La polvere da sparo porta con sé un’idea di carneficina e di distruzione di massa, e viene considerata estremamente pericolosa per l’universo femminile, se si considera anche l’evolversi dei costumi e dei nuovi assetti sociali conseguenti alla fine del feudalesimo e del ceto nobiliare, ed all’avvento di nuove concezioni di vita borghesi ed urbanizzate, così via per tutto l’800 e ‘900.
Proprio l’urbanizzazione gioca un ruolo fondamentale nel distacco dal mondo rurale e naturale, anzi, a ben dire il tratto più caratteristico degli ultimi due secoli trascorsi è rappresentato proprio dalla progressiva perdita di suolo e di habitat selvatico, e dal conseguente allontanamento dell’uomo dai ritmi e dalla vita naturali.
…Ed oggi, siamo portati a chiederci?
Gli ultimi anni, oltre a proseguire inesorabilmente col quadro appena descritto, raccontano anche una certa evoluzione nel modo di intendere la caccia, insieme ad un aumento progressivo di addette femminili e ad una rinnovata concezione etica dell’arte venatoria, aspetti che appaiono in un qualche modo intimamente connessi; se si pensa che la nostra stessa dea Diana è donna ed insieme protettrice degli animali selvatici e cacciatrice, si ricaverà la misura di quanto importante sia, oggi più che mai, un approccio etico e rispettoso alla caccia, per ricondurla alla sua anima originaria ed essenziale che la intende prima ancora come arte, che come mera pratica sportiva.

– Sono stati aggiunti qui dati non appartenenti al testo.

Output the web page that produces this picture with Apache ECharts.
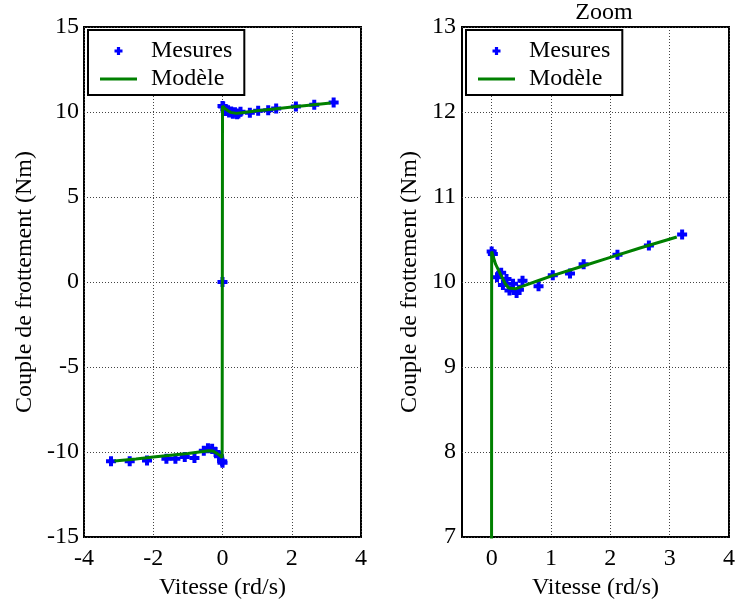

“Nessuno oltraggi Artemide”, ammoniva Callimaco, fine poeta ellenico, ed oggi è un fervido augurio che dobbiamo rinnovare in vista delle aspre battaglie che si profilano per la caccia al suo esterno contro i suoi numerosi detrattori, ma anche dall’interno, per i fragili equilibri che spesso i suoi stessi addetti rischiano di compromettere per miopia o semplicemente per diversità di vedute.
E’ oltraggio subire le calunnie e gli attacchi dissennati degli oppositori della caccia tout court, similmente è oltraggio praticare la distruzione senza alcuna costruzione, l’evasione fine a se stessa senza passione.
In questo momento spinoso le donne, da sempre custodi delle tradizioni e con il loro innato istinto protettivo, possono e dovrebbero avere un ruolo cruciale nel rappresentare i migliori valori della nostra tradizione venatoria, possono farsi guida di un grande branco per molti aspetti smarrito e destrutturato, così come ci insegnano i nostri saggi ed accorti selvatici.
Che l’alba del nuovo anno che sta per incominciare ci regali l’emozione di una nuova stagione di rinascita per la caccia, auguri a Tutte ed a Tutti!